Investigate how plate boundary processes produce earthquakes, including but not limited to the mechanisms of seismic waves, the measurement of magnitude and intensity, and the assessment of earthquake hazard in the Australian context

What this dot point is asking

NESA wants you to connect plate tectonic processes to the generation of earthquakes, explain how seismic waves travel and how earthquakes are measured, and assess earthquake hazard, including in Australia, which sits in the middle of a plate rather than on its edge.

The answer

Earthquakes are the sudden release of energy stored in rocks of the lithosphere. Most occur at plate boundaries, where the rigid plates that make up Earth's outer shell move relative to one another and stress accumulates along faults.

Plate boundaries and earthquake generation

At convergent boundaries, one plate is forced beneath another in subduction, producing the largest earthquakes, such as those around the Pacific Ring of Fire. At divergent boundaries, plates pull apart at mid-ocean ridges, generating shallower earthquakes. At transform boundaries, plates slide past one another horizontally, as along the San Andreas Fault. In each case, friction locks the fault until the accumulated strain exceeds the strength of the rock.

Elastic rebound

The elastic rebound theory explains the release. Rock on either side of a locked fault bends elastically as the plates move, storing strain energy like a compressed spring. When stress exceeds the rock's strength, the fault ruptures, the rock snaps back toward its original shape, and the stored energy radiates outward as seismic waves. The point of rupture at depth is the focus (or hypocentre); the point on the surface directly above it is the epicentre.

Seismic waves

Seismic energy travels as several wave types. Primary (P) waves are the fastest; they are compressional, push-and-pull waves that travel through solids and liquids and arrive first. Secondary (S) waves are slower shear waves that move rock side to side and cannot pass through liquids, which is why the liquid outer core casts an S-wave shadow. Surface waves travel along the ground surface, move more slowly still, and cause most of the destructive shaking. The time gap between P and S arrivals at a seismograph lets seismologists calculate distance to the epicentre; readings from three stations locate it by triangulation.

Measuring earthquakes

The moment magnitude scale (Mw) has largely replaced the older Richter scale for larger events. It is logarithmic: each whole-number increase represents about a 32-fold increase in energy released. The Modified Mercalli Intensity scale runs from I (not felt) to XII (total destruction) and is based on observed effects and damage rather than instruments.

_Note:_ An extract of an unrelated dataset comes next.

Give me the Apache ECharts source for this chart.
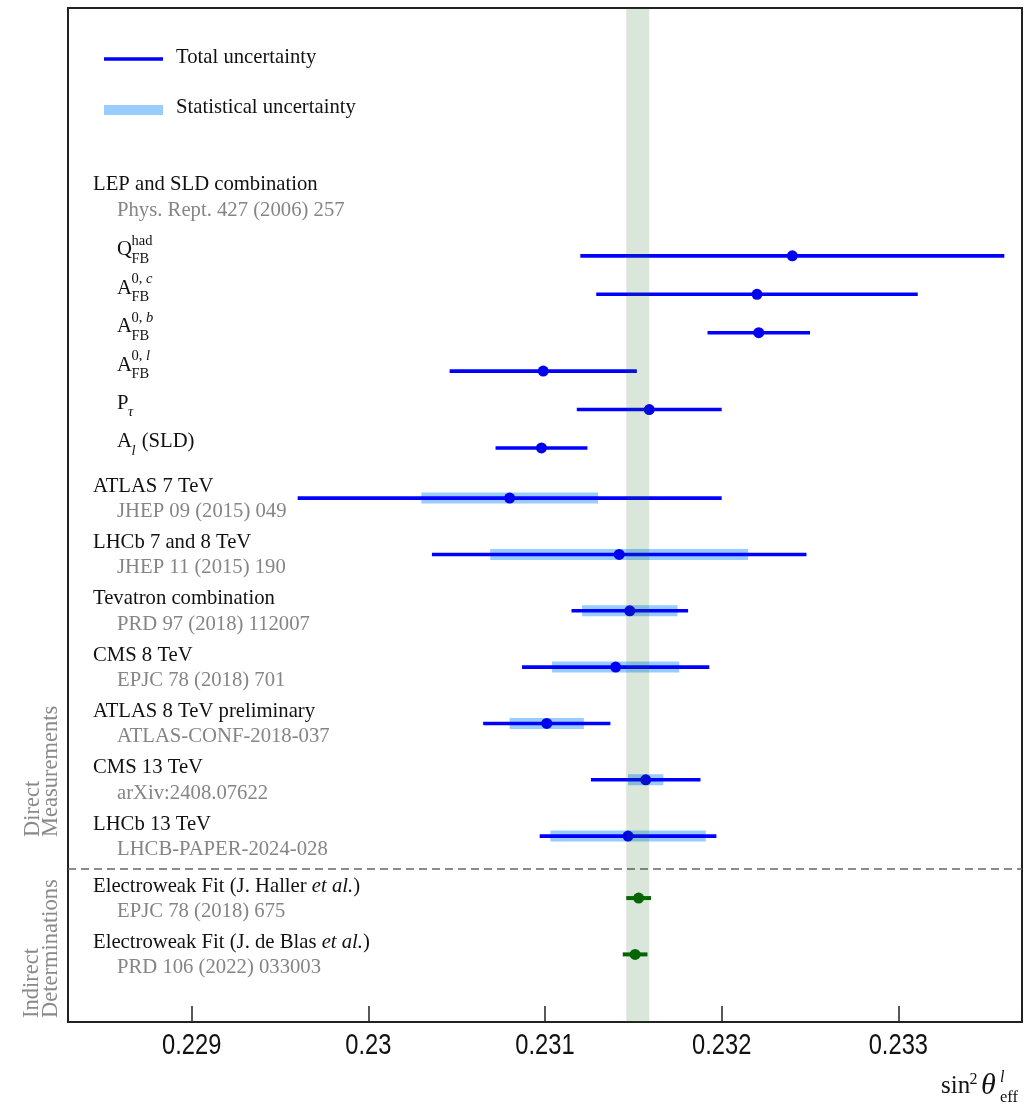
<!DOCTYPE html>
<html><head><meta charset="utf-8">
<script src="https://cdn.jsdelivr.net/npm/echarts@6/dist/echarts.min.js"></script>
<style>html,body{margin:0;padding:0;background:#fff}#c{width:1030px;height:1104px}</style>
</head><body><div id="c"></div>
<script>
// ---------------- data ----------------
const legendLabels = ['Total uncertainty', 'Statistical uncertainty'];

const lepTitle = 'LEP and SLD combination';
const lepRef = 'Phys. Rept. 427 (2006) 257';
const lepMain = ['Q', 'A', 'A', 'A', 'P', 'A'];
const lepSup = ['had', '0, {i|c}', '0, {i|b}', '0, {i|l}', '', ''];
const lepSub = ['FB', 'FB', 'FB', 'FB', '{i|τ}', '{i|l}'];
const lepSuffix = ['', '', '', '', '', ' (SLD)'];
const lepCentral = [0.23240, 0.23220, 0.23221, 0.23099, 0.23159, 0.23098];
const lepTotal = [0.00120, 0.00091, 0.00029, 0.00053, 0.00041, 0.00026];

const expNames = ['ATLAS 7 TeV', 'LHCb 7 and 8 TeV', 'Tevatron combination', 'CMS 8 TeV',
  'ATLAS 8 TeV preliminary', 'CMS 13 TeV', 'LHCb 13 TeV'];
const expRefs = ['JHEP 09 (2015) 049', 'JHEP 11 (2015) 190', 'PRD 97 (2018) 112007', 'EPJC 78 (2018) 701',
  'ATLAS-CONF-2018-037', 'arXiv:2408.07622', 'LHCB-PAPER-2024-028'];
const expCentral = [0.23080, 0.23142, 0.23148, 0.23140, 0.23101, 0.23157, 0.23147];
const expTotal = [0.00120, 0.00106, 0.00033, 0.00053, 0.00036, 0.00031, 0.00050];
const expStat = [0.00050, 0.00073, 0.00027, 0.00036, 0.00021, 0.00010, 0.00044];

const ewNames = ['Electroweak Fit (J. Haller {it|et al.})', 'Electroweak Fit (J. de Blas {it|et al.})'];
const ewRefs = ['EPJC 78 (2018) 675', 'PRD 106 (2022) 033003'];
const ewCentral = [0.23153, 0.23151];
const ewTotal = [0.00007, 0.00007];

const bandRange = [0.23146, 0.23159];
const xTicks = [0.229, 0.230, 0.231, 0.232, 0.233];
const xTickLabels = ['0.229', '0.23', '0.231', '0.232', '0.233'];
const groupLabels = [['Direct', 'Measurements'], ['Indirect', 'Determinations']];

// ---------------- layout ----------------
const X_MIN = 0.2283, X_MAX = 0.2337, Y_MAX = 18;
const HEADER_Y = 3.35, LEP_Y0 = 4.40, LEP_STEP = 0.682, EXP_Y0 = 8.70, EW_Y0 = 15.80, SEP_Y = 15.275;
const SERIF = '"Liberation Serif","Times New Roman",serif';
const SANS = '"Liberation Sans",Arial,sans-serif';
const FS = 20.7, FS_SMALL = 14.5;
const BLUE = '#0000ff', BLUE_DOT = '#0000f0', STATC = '#99ccff', GREEN = '#006600', GREY = '#858585';

const mctx = document.createElement('canvas').getContext('2d');
function tw(text, font) { mctx.font = font; return mctx.measureText(text).width; }
function plain(s) { return s.replace(/\{\w+\|([^}]*)\}/g, '$1'); }

// rows for the error bars
const barRows = [];
lepCentral.forEach((c, i) => barRows.push({c, tot: lepTotal[i], stat: 0, y: LEP_Y0 + i * LEP_STEP, color: BLUE, dot: BLUE_DOT}));
expCentral.forEach((c, i) => barRows.push({c, tot: expTotal[i], stat: expStat[i], y: EXP_Y0 + i, color: BLUE, dot: BLUE_DOT}));
ewCentral.forEach((c, i) => barRows.push({c, tot: ewTotal[i], stat: 0, y: EW_Y0 + i, color: GREEN, dot: GREEN}));

const barData = barRows.map(r => [r.c, r.y, r.c - r.tot, r.c + r.tot, r.c - r.stat, r.c + r.stat]);

// label rows: [x, y, kind, index]  kind 0 header, 1 lep item, 2 experiment, 3 ew
const labelData = [[X_MIN, HEADER_Y, 0, 0]];
lepMain.forEach((m, i) => labelData.push([X_MIN, LEP_Y0 + i * LEP_STEP, 1, i]));
expNames.forEach((m, i) => labelData.push([X_MIN, EXP_Y0 + i, 2, i]));
ewNames.forEach((m, i) => labelData.push([X_MIN, EW_Y0 + i, 3, i]));

function txt(x, y, text, opt) {
  return {type: 'text', x, y, style: Object.assign({
    text, fill: '#111', fontFamily: SERIF, fontSize: FS, align: 'left', verticalAlign: 'middle'
  }, opt || {})};
}

function renderLabel(params, api) {
  const kind = api.value(2), i = api.value(3);
  const p = api.coord([X_MIN, api.value(1)]);
  const x0 = p[0], y = p[1];
  const tOff = -5 - 0.3375 * FS, rOff = 20.5 - 0.3375 * FS;
  const ch = [];
  if (kind === 0) {
    ch.push(txt(x0 + 25, y + tOff, lepTitle));
    ch.push(txt(x0 + 49, y + rOff, lepRef, {fill: GREY}));
  } else if (kind === 2) {
    ch.push(txt(x0 + 25, y + tOff, expNames[i]));
    ch.push(txt(x0 + 49, y + rOff, expRefs[i], {fill: GREY}));
  } else if (kind === 3) {
    ch.push(txt(x0 + 25, y + tOff, ewNames[i], {rich: {it: {fontStyle: 'italic', fontFamily: SERIF, fontSize: FS, fill: '#111'}}}));
    ch.push(txt(x0 + 49, y + rOff, ewRefs[i], {fill: GREY}));
  } else {
    const mx = x0 + 49;
    const mainY = y + 1 - 0.3375 * FS;
    ch.push(txt(mx, mainY, lepMain[i]));
    const sx = mx + tw(lepMain[i], FS + 'px ' + SERIF) - 0.5;
    const richS = {i: {fontStyle: 'italic', fontFamily: SERIF, fontSize: FS_SMALL, fill: '#111'}};
    if (lepSup[i]) ch.push(txt(sx, y - 10 - 0.3375 * FS_SMALL, lepSup[i], {fontSize: FS_SMALL, rich: richS}));
    let subW = 0;
    if (lepSub[i]) {
      ch.push(txt(sx, y + 8 - 0.3375 * FS_SMALL, lepSub[i], {fontSize: FS_SMALL, rich: richS}));
      const italic = lepSub[i].indexOf('{i|') === 0;
      subW = tw(plain(lepSub[i]), (italic ? 'italic ' : '') + FS_SMALL + 'px ' + SERIF);
    }
    if (lepSuffix[i]) ch.push(txt(sx + subW + 1, mainY, lepSuffix[i]));
  }
  return {type: 'group', children: ch};
}

function renderStat(params, api) {
  const lo = api.value(4), hi = api.value(5);
  if (hi - lo <= 0) return null;
  const a = api.coord([lo, api.value(1)]), b = api.coord([hi, api.value(1)]);
  const h = 11;
  return {type: 'rect', shape: {x: a[0], y: a[1] - h / 2, width: b[0] - a[0], height: h}, style: {fill: STATC}};
}

function renderTotal(params, api) {
  const r = barRows[params.dataIndex];
  const a = api.coord([api.value(2), api.value(1)]), b = api.coord([api.value(3), api.value(1)]);
  return {type: 'line', shape: {x1: a[0], y1: a[1], x2: b[0], y2: b[1]},
    style: {stroke: r.color, lineWidth: r.color === GREEN ? 4 : 3.6, lineCap: 'butt'}};
}

function renderBand(params, api) {
  const a = api.coord([api.value(0), Y_MAX]), b = api.coord([api.value(1), 0]);
  const cs = params.coordSys;
  return {type: 'rect', shape: {x: a[0], y: cs.y, width: b[0] - a[0], height: cs.height},
    style: {fill: 'rgba(30,100,30,0.16)'}};
}

// tick labels drawn at the axis scale positions (narrow sans as in the reference)
function renderTickLabel(params, api) {
  const p = api.coord([api.value(0), Y_MAX]);
  return {type: 'text', x: p[0], y: p[1] + 24, scaleX: 0.79,
    style: {text: xTickLabels[params.dataIndex], x: 0, y: 0, fill: '#111', fontFamily: SANS, fontSize: 30,
      align: 'center', verticalAlign: 'middle'}};
}

const chart = echarts.init(document.getElementById('c'), null, {renderer: 'canvas'});

const option = {
  animation: false,
  backgroundColor: '#fff',
  grid: {left: 68, right: 8, top: 8, bottom: 82, show: true, borderColor: '#222', borderWidth: 2, backgroundColor: 'transparent'},
  xAxis: {
    type: 'value', min: X_MIN, max: X_MAX, splitNumber: 5, position: 'bottom',
    axisLine: {show: false, onZero: false},
    splitLine: {show: false},
    axisTick: {show: true, inside: true, length: 16, lineStyle: {color: '#222', width: 1.5}},
    axisLabel: {show: false}
  },
  yAxis: {type: 'value', min: 0, max: Y_MAX, inverse: true, show: false},
  series: [
    {
      name: 'Statistical uncertainty', type: 'custom', renderItem: renderStat, data: barData,
      encode: {x: 0, y: 1}, clip: false, z: 2, silent: true,
      markLine: {
        silent: true, symbol: ['none', 'none'], label: {show: false},
        lineStyle: {color: '#666', width: 1.5, type: [8, 5]},
        data: [{yAxis: SEP_Y}]
      }
    },
    {name: 'Total uncertainty', type: 'custom', renderItem: renderTotal, data: barData, encode: {x: 0, y: 1}, clip: false, z: 3, silent: true},
    {
      name: 'Central value', type: 'scatter', data: barData.map(d => [d[0], d[1]]), symbol: 'circle', symbolSize: 11, z: 4, silent: true,
      itemStyle: {opacity: 1, color: p => barRows[p.dataIndex].dot}
    },
    {name: 'Labels', type: 'custom', renderItem: renderLabel, data: labelData, encode: {x: 0, y: 1}, clip: false, z: 5, silent: true},
    {name: 'Tick labels', type: 'custom', renderItem: renderTickLabel, data: xTicks.map(t => [t]), encode: {x: 0}, clip: false, z: 5, silent: true},
    {name: 'Band', type: 'custom', renderItem: renderBand, data: [bandRange], encode: {x: [0, 1]}, clip: false, z: 10, silent: true}
  ],
  graphic: [
    {type: 'line', shape: {x1: 104, y1: 59, x2: 163, y2: 59}, style: {stroke: BLUE, lineWidth: 3.5}},
    {type: 'rect', shape: {x: 104, y: 105, width: 59, height: 10}, style: {fill: STATC}},
    {type: 'text', x: 176, y: 58, style: {text: legendLabels[0], fill: '#111', font: FS + 'px ' + SERIF, verticalAlign: 'middle'}},
    {type: 'text', x: 176, y: 108, style: {text: legendLabels[1], fill: '#111', font: FS + 'px ' + SERIF, verticalAlign: 'middle'}},
    // group labels (rotated)
    {type: 'text', x: 33, y: 837, rotation: Math.PI / 2, style: {text: groupLabels[0][0], fill: '#8a8a8a', font: '22.5px ' + SERIF, align: 'left', verticalAlign: 'middle'}},
    {type: 'text', x: 51.5, y: 837, rotation: Math.PI / 2, style: {text: groupLabels[0][1], fill: '#8a8a8a', font: '22.5px ' + SERIF, align: 'left', verticalAlign: 'middle'}},
    {type: 'text', x: 32, y: 1018, rotation: Math.PI / 2, style: {text: groupLabels[1][0], fill: '#8a8a8a', font: '22.5px ' + SERIF, align: 'left', verticalAlign: 'middle'}},
    {type: 'text', x: 51, y: 1018, rotation: Math.PI / 2, style: {text: groupLabels[1][1], fill: '#8a8a8a', font: '22.5px ' + SERIF, align: 'left', verticalAlign: 'middle'}},
    // axis title sin^2 theta^l_eff
    {type: 'text', x: 941, y: 1095 - 0.3375 * 25, style: {text: 'sin', fill: '#111', font: '25px ' + SERIF, verticalAlign: 'middle'}},
    {type: 'text', x: 969.5, y: 1085 - 0.3375 * 16, style: {text: '2', fill: '#111', font: '16px ' + SERIF, verticalAlign: 'middle'}},
    {type: 'text', x: 981, y: 1096 - 0.3375 * 30, style: {text: 'θ', fill: '#111', font: 'italic 30px ' + SERIF, verticalAlign: 'middle'}},
    {type: 'text', x: 1000, y: 1083 - 0.3375 * 16, style: {text: 'l', fill: '#111', font: 'italic 16px ' + SERIF, verticalAlign: 'middle'}},
    {type: 'text', x: 1000, y: 1103 - 0.3375 * 16.5, style: {text: 'eff', fill: '#111', font: '16.5px ' + SERIF, verticalAlign: 'middle'}}
  ]
};
chart.setOption(option);
</script>
</body></html>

Hazard in the Australian context

Australia lies near the centre of the Indo-Australian Plate, so it does not experience boundary earthquakes. It does, however, have intraplate earthquakes caused by stresses transmitted across the plate from distant boundaries. These are less frequent but can still be damaging because Australian cities are not always built to high seismic standards. The 1989 Newcastle earthquake, magnitude 5.6, killed 13 people and caused major damage to unreinforced masonry buildings, prompting changes to Australian building codes. The 2016 Petermann Ranges earthquake in the Northern Territory, magnitude 6.1, ruptured the surface in remote desert. Hazard assessment in Australia therefore focuses on the vulnerability of older buildings and on mapping zones of slightly elevated intraplate risk.

Try this

Q1. Explain how the difference in arrival times of P and S waves at a seismograph is used to locate an earthquake. [3 marks]

• Cue. The P-S time gap gives distance to the epicentre; readings from three stations are combined by triangulation to fix its position.

Q2. Account for the high damage caused by the 1989 Newcastle earthquake despite its moderate magnitude. [4 marks]

• Cue. Discuss shallow focus, soft sediments amplifying shaking, dense population and unreinforced masonry buildings not designed for seismic loading.